Mobile-first is a design strategy first brought to light by Luke Wroblewski in 2009 where he challenges designers to think about mobile devices first, then for larger screens later. This mobile-first approach forced designers to design for the most constrained viewport thereby “focusing on only the most important data and actions”. The downside in the mobile first approach, meant oceans of empty space in the layout with extremely paired down menus that, in research shows, users struggling to understand the full context.
Now it’s 2020, a decade later, and there are too many screen sizes and other variables in play for us to favor designing for a particular "device" over another. We can take the lessons we learned from the mobile-first approach (focus on key tasks and content) and apply those lessons as we work to effectively accommodate all screen sizes. More recently, designers of products are choosing to start where the most dominant use cases lie, in the case of WM products where majority of users are on devices >1024, we set our artboards to accommodate that, keeping in mind the constraints that smaller viewports will require.
On Smaller Screens
Our products are currently designed to work seamlessly across a minimum viewport of 1024px (1x, standard resolution). For viewports <1024, our products will gracefully degrade, meaning, while not optimized for mobile, will pass the following guidelines for >320px (1x, standard resolution):
- fully functional
- not appear broken/abandoned
- content will be readable
- not contain horizontal scrollbars AND vertical scrollbars at the same time, as per WCAG 2.1 1.4.10
Exceptions: content which require two-dimensional layout are images, maps, diagrams, video, games, presentations, data tables, and interfaces where it is necessary to keep toolbars in view while manipulating content.
For workflows and products that have been identified as a mobile-priority we need to make sure all content and patterns used are fully optimized for viewports under 1024px up until our minimum supported width of 320px is reached.
Need help on a design originally designed for larger screens?
Tip: Start from the outside and work your way in.
- Start Big
Think in larger layouts and containers first: header areas, sidebars, and main content sections. How can these be fluidly presented and stacked to fit my now smaller viewport? Instead of designing a layout based on rigid pixels, a fluid grid is more carefully designed in terms of proportions. This way, when a layout is squeezed onto a tiny mobile device or stretched across a huge screen, all of the elements in the layout will resize their widths in relation to one another.
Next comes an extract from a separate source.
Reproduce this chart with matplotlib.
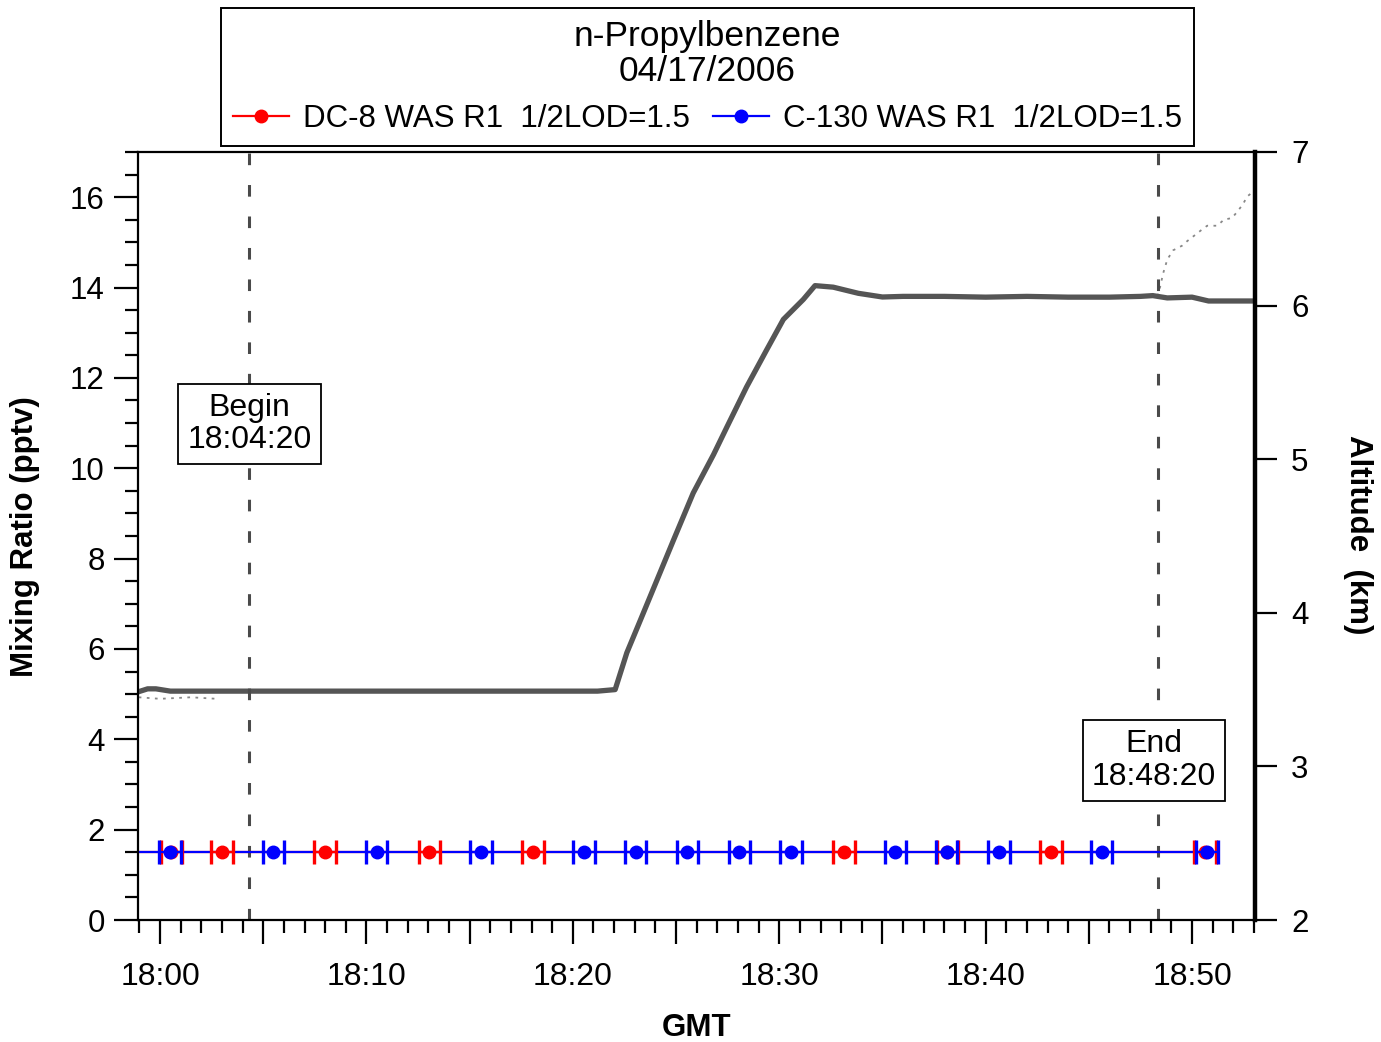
import matplotlib
matplotlib.use("Agg")
import numpy as np
import matplotlib.pyplot as plt
from matplotlib.lines import Line2D
from matplotlib.ticker import FixedLocator, MultipleLocator, FuncFormatter

plt.rcParams['font.family'] = ['Liberation Sans', 'DejaVu Sans']

# ---------------- data ----------------
species = "n-Propylbenzene"
flight_date = "04/17/2006"
dc8_label = "DC-8 WAS R1  1/2LOD=1.5"
c130_label = "C-130 WAS R1  1/2LOD=1.5"
begin_time = "18:04:20"
end_time = "18:48:20"
x_range = ["17:58:56", "18:53:03"]
mr_range = [0, 17]
alt_range = [2, 7]

# DC-8 WAS samples (all below LOD -> plotted at 1/2 LOD)
dc8_times = ["18:00:33", "18:03:00", "18:08:00", "18:13:03", "18:18:04",
             "18:33:08", "18:38:09", "18:43:10", "18:50:38"]
dc8_mr = [1.5, 1.5, 1.5, 1.5, 1.5, 1.5, 1.5, 1.5, 1.5]
dc8_halfwidth_s = [31, 31, 31, 31, 31, 31, 31, 31, 31]

# C-130 WAS samples (all below LOD -> plotted at 1/2 LOD)
c130_times = ["18:00:29", "18:05:29", "18:10:30", "18:15:33", "18:20:32",
              "18:23:03", "18:25:33", "18:28:04", "18:30:34", "18:35:37",
              "18:38:07", "18:40:39", "18:45:37", "18:50:43"]
c130_mr = [1.5, 1.5, 1.5, 1.5, 1.5, 1.5, 1.5, 1.5, 1.5, 1.5, 1.5, 1.5, 1.5, 1.5]
c130_halfwidth_s = [31, 31, 31, 31, 31, 31, 31, 31, 31, 31, 31, 31, 31, 31]

# Altitude (km)
alt_times = ["17:58:56", "17:59:24", "17:59:48", "18:00:30", "18:02:00",
             "18:05:00", "18:10:00", "18:15:00", "18:20:00", "18:21:12",
             "18:22:03", "18:22:37", "18:23:16", "18:24:04", "18:24:52",
             "18:25:50", "18:26:49", "18:27:28", "18:28:25", "18:29:23",
             "18:30:12", "18:31:10", "18:31:44", "18:32:37", "18:33:50",
             "18:35:00", "18:36:00", "18:38:00", "18:40:00", "18:42:00",
             "18:44:00", "18:46:00", "18:47:30", "18:48:06", "18:48:48",
             "18:50:00", "18:50:48", "18:52:00", "18:53:03"]
alt_km = [3.485, 3.505, 3.505, 3.49, 3.49,
          3.49, 3.49, 3.49, 3.49, 3.49,
          3.50, 3.74, 3.95, 4.21, 4.47,
          4.78, 5.03, 5.21, 5.47, 5.71,
          5.91, 6.04, 6.13, 6.12, 6.08,
          6.056, 6.06, 6.06, 6.055, 6.06,
          6.055, 6.055, 6.06, 6.065, 6.05,
          6.055, 6.03, 6.03, 6.03]

# Second (thin, dotted) altitude trace
alt2_times = ["17:58:58", "18:00:00", "18:01:30", "18:02:45", None,
              "18:48:20", "18:48:27", "18:48:36", "18:48:48", "18:49:05",
              "18:49:31", "18:49:46", "18:50:09", "18:50:26", "18:50:44",
              "18:51:13", "18:51:33", "18:51:56", "18:52:11", "18:52:28",
              "18:52:40", "18:52:57"]
alt2_km = [3.45, 3.44, 3.45, 3.44, None,
           6.06, 6.12, 6.21, 6.30, 6.36,
           6.39, 6.42, 6.46, 6.49, 6.52,
           6.52, 6.56, 6.57, 6.61, 6.66,
           6.71, 6.74]


def tmin(s):
    """HH:MM:SS -> minutes after 18:00"""
    if s is None:
        return np.nan
    h, m, sec = (int(v) for v in s.split(":"))
    return (h - 18) * 60 + m + sec / 60.0


# ---------------- figure ----------------
fig = plt.figure(figsize=(13.81, 10.42), dpi=100)
ax = fig.add_axes([138 / 1381, 122 / 1042, 1117 / 1381, 768 / 1042])
ax2 = ax.twinx()
ax.set_zorder(ax2.get_zorder() + 1)
ax.patch.set_visible(False)

xl = [tmin(v) for v in x_range]
ax.set_xlim(xl)
ax.set_ylim(mr_range)
ax2.set_ylim(alt_range)

# altitude traces
ax2.plot([tmin(t) for t in alt_times], alt_km, color='#555555', lw=3.8,
         solid_capstyle='butt', solid_joinstyle='round', zorder=2)
ax2.plot([tmin(t) for t in alt2_times],
         [np.nan if v is None else v for v in alt2_km],
         color='#888888', lw=1.3, ls=(0, (1.5, 3)), zorder=1)

# begin / end markers
dash_style = (0, (3.8, 6.5))
for tt in (begin_time, end_time):
    ax.axvline(tmin(tt), color='#4a4a4a', lw=2.2, ls=dash_style, zorder=1.5)

# 1/2 LOD sample series
red = '#ff0000'
blue = '#0000ff'
for times, vals, hw, col, z in ((dc8_times, dc8_mr, dc8_halfwidth_s, red, 2),
                                (c130_times, c130_mr, c130_halfwidth_s, blue, 2.1)):
    x = np.array([tmin(t) for t in times])
    e = np.array(hw) / 60.0
    ax.plot([xl[0], (x + e).max()], [vals[0], vals[-1]], color=col, lw=1.6, zorder=z)

for times, vals, hw, col, z in ((dc8_times, dc8_mr, dc8_halfwidth_s, red, 3),
                                (c130_times, c130_mr, c130_halfwidth_s, blue, 4)):
    x = np.array([tmin(t) for t in times])
    e = np.array(hw) / 60.0
    ax.errorbar(x, vals, xerr=e, fmt='o', color=col, ms=9, ecolor=col,
                elinewidth=1.6, capsize=8.5, capthick=2.4, zorder=z)

# annotation boxes
box = dict(boxstyle='square,pad=0.28', fc='white', ec='black', lw=1.3)
ax.text(tmin(begin_time), 10.98, "Begin\n" + begin_time, ha='center', va='center',
        fontsize=23, linespacing=1.12, bbox=box, zorder=6)
ax.text(tmin(end_time) - 0.17, 3.53, "End\n" + end_time, ha='center', va='center',
        fontsize=23, linespacing=1.12, bbox=box, zorder=6)

# ---------------- axes styling ----------------
for side in ('left', 'bottom', 'top'):
    ax.spines[side].set_linewidth(1.6)
ax2.spines['right'].set_linewidth(3.2)
for side in ('left', 'bottom', 'top'):
    ax2.spines[side].set_visible(False)
ax.spines['right'].set_visible(False)

ax.xaxis.set_major_locator(FixedLocator(list(range(0, 55, 5))))
ax.xaxis.set_minor_locator(MultipleLocator(1))
ax.xaxis.set_major_formatter(FuncFormatter(
    lambda v, p: "18:%02d" % int(round(v)) if int(round(v)) % 10 == 0 else ""))
ax.yaxis.set_major_locator(MultipleLocator(2))
ax.yaxis.set_minor_locator(MultipleLocator(0.5))
ax2.yaxis.set_major_locator(MultipleLocator(1))

ax.tick_params(axis='x', which='major', direction='out', length=17, width=1.6,
               labelsize=23, pad=13, top=False)
ax.tick_params(axis='x', which='minor', direction='out', length=9, width=1.6, top=False)
ax.tick_params(axis='y', which='major', direction='out', length=17, width=1.6,
               labelsize=22.5, pad=7, right=False)
ax.tick_params(axis='y', which='minor', direction='out', length=9.5, width=1.6, right=False)
ax2.tick_params(axis='y', which='major', direction='out', length=16, width=1.6,
                labelsize=22.5, pad=10)
ax2.tick_params(axis='y', which='minor', right=False)

ax.set_xlabel("GMT", fontsize=22.5, fontweight='bold')
ax.xaxis.set_label_coords(0.5004, -0.121)
ax.set_ylabel("Mixing Ratio (pptv)", fontsize=22.5, fontweight='bold', va='center')
ax.yaxis.set_label_coords(-0.1012, 0.499)
ax2.set_ylabel("Altitude  (km)", fontsize=22.5, fontweight='bold', rotation=270,
               va='center', ha='center')
ax2.yaxis.set_label_coords(1.0922, 0.502)

# ---------------- legend ----------------
handles = [Line2D([], [], color=red, lw=1.6, marker='o', ms=9),
           Line2D([], [], color=blue, lw=1.6, marker='o', ms=9)]
leg = fig.legend(handles, [dc8_label, c130_label], ncol=2,
                 title=species + "\n" + flight_date,
                 loc='upper center', bbox_to_anchor=(707.5 / 1381, 1 - 8 / 1042),
                 fontsize=22.5, title_fontsize=25.5, frameon=True, fancybox=False,
                 edgecolor='black', framealpha=1, handlelength=1.8,
                 handletextpad=0.45, columnspacing=0.75, borderpad=0.38,
                 borderaxespad=0, numpoints=1)
leg.get_frame().set_linewidth(1.4)
leg.get_title().set_multialignment('center')
leg.get_title().set_linespacing(1.1)

fig.savefig("out.png", dpi=100)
Spoiler Alert: On the smallest viewports, these larger, multi-column designs will likely end up in a single stacked column.
- Find alternatives
What interior components can be collapsed or made more mobile friendly (think about touch targets)? Most controls should have a minimum height and/or width to accommodate our minimum target size (see Designing for Touch). You may have to introduce a different version of a UI pattern. It helps to start with a comparative analysis, find some examples of that same pattern made responsive to see what solutions already exist.
- Don't limit your user's access
It is a false assumption to think your users tasks will be different simply because they are on a different device. It's important to keep the information hierarchy similar, there was a reason for it in the first place.
Always remember, users scroll/swipe down.
Designing for Touch
Users navigating with their fingers and thumbs require larger targets. We require a minimum of 44px wide and tall for touch targets. The size is similar to the Apple iOS and Android user interface guidelines for size of controls, but is dictated in the revision of WCAG 2.1, 2.5.5 Target Size.
In most cases, touch targets should be separated by 16px of space or more to ensure balanced information density and usability.
What about links?
It does not make sense to have linked text within a sentence be larger than the surrounding text. So, any links inside a sentence or paragraph are not included (nor required for WCAG 2.1 AA compliance). Footnote or help links at the end of a sentence are also exempt from these target size requirements. Links are best when they are placed at the end of the sentence as per localization best practices.